The job market posted encouraging results in July, adding 209,000 jobs, despite slightly more conservative estimates. With these latest numbers, the U.S. has officially added 1 million jobs since President Donald Trump took office.
The job report, released Aug. 4 by the Labor Department, showed encouraging growth in the labor force, according to The New York Times. 209,000 jobs were added across the U.S. in the month of July, dropping the unemployment rate to 4.4 percent.
Economists are encouraged by the report, citing July's consistent growth coupled with an equally productive June to signal a healthy economy.
"Kind of an all-around strong headline number," said Tony Bedikian, head of global markets at Citizens Bank, to CNBC. "More people are coming into the labor force and finding jobs. It's difficult to find anything really negative in the report."
Trump expressed his pleasure with the recent job reports via Twitter, announcing there was more to come.

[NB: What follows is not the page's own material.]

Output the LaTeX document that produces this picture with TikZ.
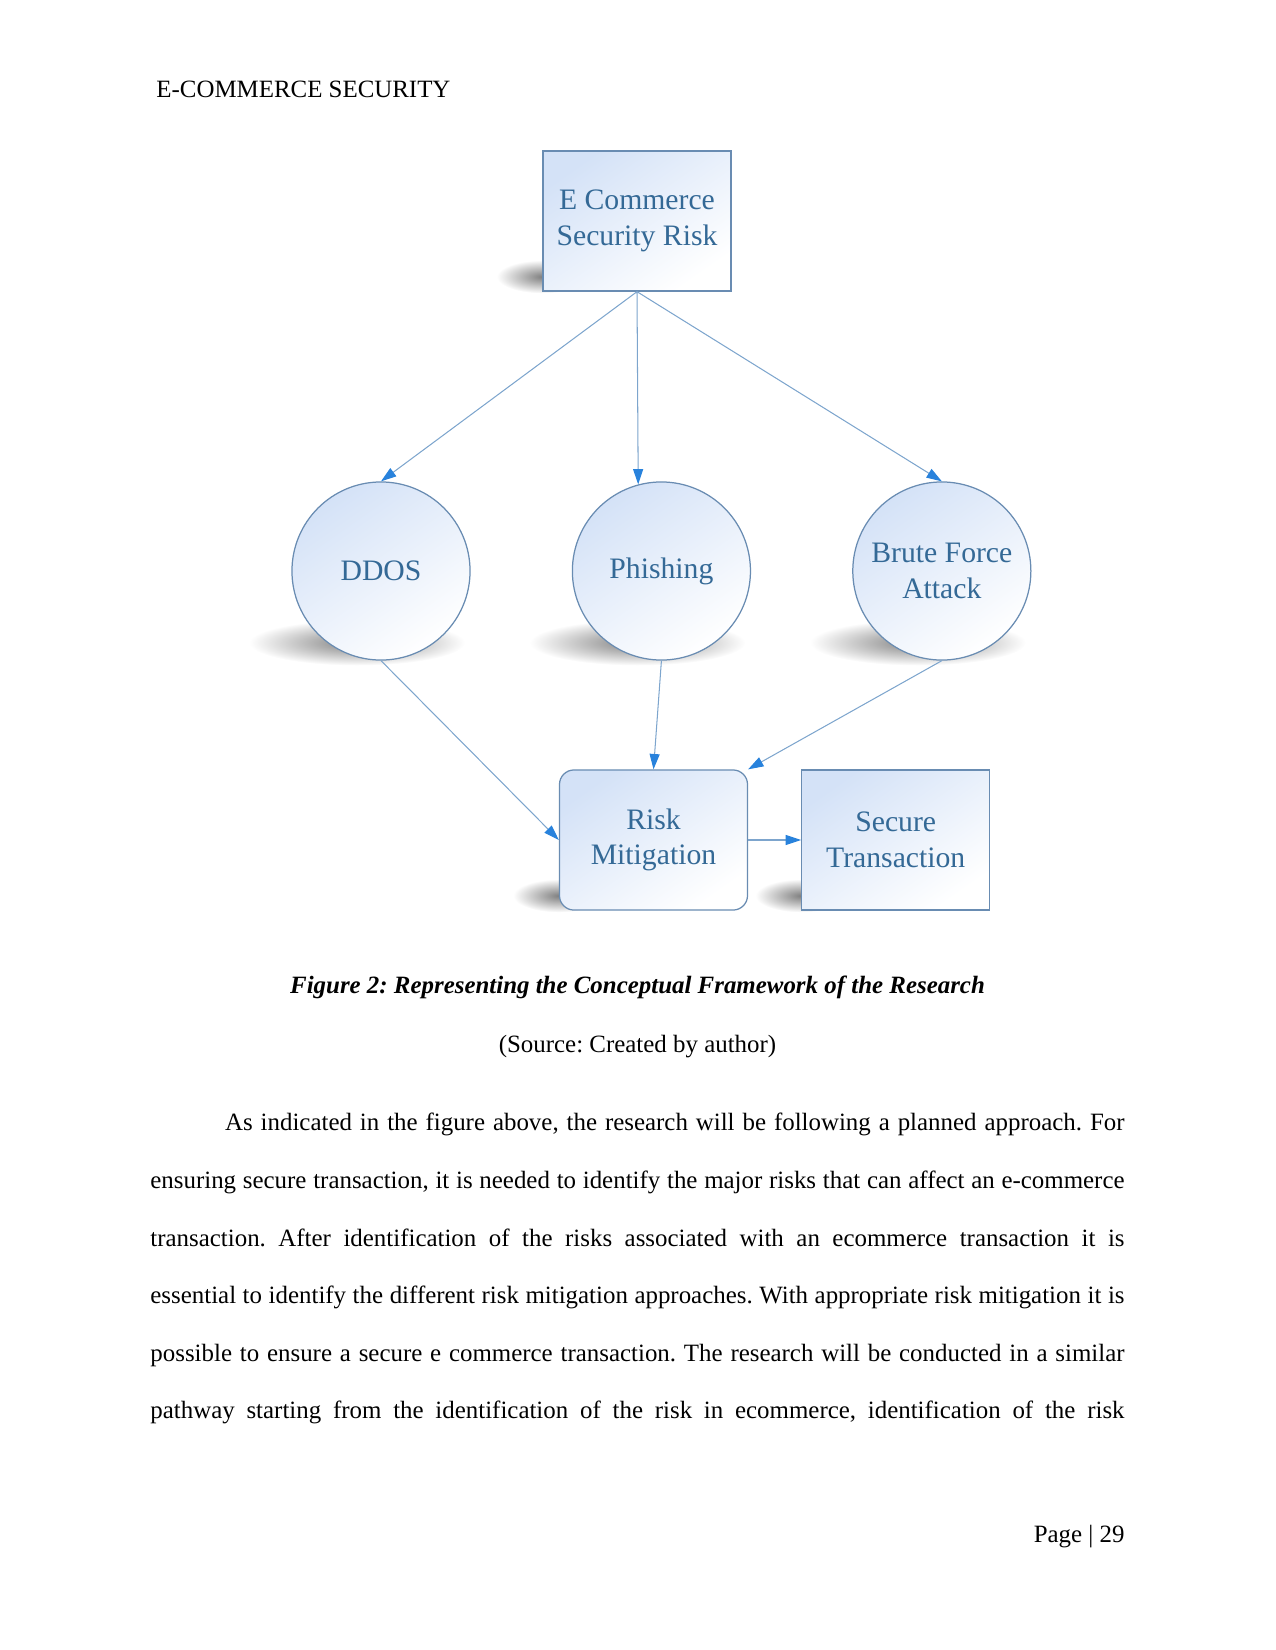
\documentclass[tikz,border=0pt]{standalone}
\usepackage{fontspec}
\setmainfont{Liberation Serif}
\usetikzlibrary{arrows.meta, positioning, calc, backgrounds}

\definecolor{nodeline}{RGB}{105,140,178}
\definecolor{nodetext}{RGB}{52,105,150}
\definecolor{nodefill}{RGB}{212,226,247}
\definecolor{arrline}{RGB}{125,165,205}
\definecolor{arrhead}{RGB}{40,130,220}

\begin{document}
\begin{tikzpicture}[
                x=0.16933mm, y=-0.16933mm,
                font=\fontsize{12pt}{14.4pt}\selectfont\frenchspacing,
                >={Triangle[length=2.6mm, width=1.7mm, color=arrhead]},
                framebox/.style={
                        draw=nodeline, line width=0.6pt,
                        top color=nodefill, bottom color=white, shading angle=35,
                        minimum width=90.6pt, minimum height=67.5pt,
                        inner sep=0pt, align=center, text=nodetext,
                        font=\fontsize{14.3pt}{17.2pt}\selectfont
                    },
                roundbox/.style={framebox, rounded corners=7pt},
                threat/.style={framebox, circle, minimum size=85.8pt},
                arr/.style={->, arrline, line width=0.5pt},
                shadowblob/.style={inner color=black!50, outer color=white},
                pagetext/.style={inner sep=0pt},
                ]

                \useasboundingbox (0,0) rectangle (1275,1650);

                \node[pagetext, anchor=base west] (header) at (156,97) {E-COMMERCE SECURITY};

                \node[framebox] (ecom) at (637,221) {E Commerce\\Security Risk};

                \node[threat] (ddos) at (381,571) {DDOS};
                \node[threat, right=48.7pt of ddos] (phish) {Phishing};
                \node[threat, right=48.7pt of phish] (brute) {Brute Force\\Attack};

                \node[roundbox] (risk) at (653.5,840) {Risk\\Mitigation};
                \node[framebox, right=25.5pt of risk] (secure) {Secure\\Transaction};

                \draw[arr] (ecom.south) -- (ddos.north);
                \draw[arr] (ecom.south) -- (phish.105);
                \draw[arr] (ecom.south) -- (brute.north);
                \draw[arr] (ddos.south) -- (risk.west);
                \draw[arr] (phish.south) -- (risk.north);
                \draw[arr] (brute.south) -- (risk.north east);
                \draw[arr] (risk) -- (secure);

                % soft shadows behind the shapes
                \begin{scope}[on background layer]
                        \shade[shadowblob] ($(ddos.south)+(-24,-18)$) ellipse [x radius=52pt, y radius=11pt];
                        \shade[shadowblob] ($(phish.south)+(-24,-18)$) ellipse [x radius=52pt, y radius=11pt];
                        \shade[shadowblob] ($(brute.south)+(-24,-18)$) ellipse [x radius=52pt, y radius=11pt];
                        \shade[shadowblob] ($(ecom.south west)+(0,-15)$) ellipse [x radius=22pt, y radius=8pt];
                        \shade[shadowblob] ($(risk.south west)+(0,-15)$) ellipse [x radius=22pt, y radius=8pt];
                        \shade[shadowblob] ($(secure.south west)+(0,-15)$) ellipse [x radius=22pt, y radius=8pt];
                \end{scope}

                \node[pagetext, anchor=base, font=\fontsize{12pt}{14.4pt}\selectfont\bfseries\itshape\frenchspacing] (caption) at (637.5,993)
                        {Figure 2: Representing the Conceptual Framework of the Research};
                \node[pagetext, anchor=base] (source) at (637.5,1052) {(Source: Created by author)};

                \node[pagetext, anchor=north west, text width=469.3pt, align=justify,
                        font=\fontsize{12pt}{27.75pt}\selectfont\frenchspacing] (body) at (150,1113)
                        {\hyphenpenalty=10000\hspace*{36pt}As indicated in the figure above, the research will be following a planned approach. For\linebreak
                        ensuring secure transaction, it is needed to identify the major risks that can affect an e-commerce\linebreak
                        transaction. After identification of the risks associated with an ecommerce transaction it is\linebreak
                        essential to identify the different risk mitigation approaches. With appropriate risk mitigation it is\linebreak
                        possible to ensure a secure e commerce transaction. The research will be conducted in a similar\linebreak
                        pathway starting from the identification of the risk in ecommerce, identification of the risk\linebreak};

                \node[pagetext, anchor=base east] (page) at (1125,1542) {Page | 29};
            \end{tikzpicture}
\end{document}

"Excellent Jobs Numbers just released -- and I have only just begun," Trump tweeted Aug. 4, according to The Times. "Many job stifling regulations continue to fall. Movement back to USA!"
Trump also mentioned companies like Toyota and Mazda have pledged to build plants in the U.S.
Trump had mentioned June 1 that his administration helped add more than "a million" jobs, but the Labor Department's numbers counted only 600,000 at that time, according to Politico. With these new July numbers, however, Trump has officially hit the mark on a major campaign promise.
"This is an unambiguously positive jobs report, as it suggests that consumers will have the wherewithal to increase spending (with solid job gains and faster wage growth) and that inflation may be slowly pushed higher by tighter labor and product markets," said David Berson, chief economist at Nationwide, according to CNBC.
The rate of job growth in the U.S. mirrors the economic health of 2016, when the Labor Department announced an average of 187,000 jobs created per month, per Politico. 2017 has had an average job creation pace of 184,000 per month.
"We are still steadily moving toward full employment,” said Elise Gould, senior economist at the Economic Policy Institute. Gould added that the U.S. "needs to add at least 223,000 jobs per month over the next year to lower the unemployment rate to 4 percent and bring another million workers back in from the sidelines."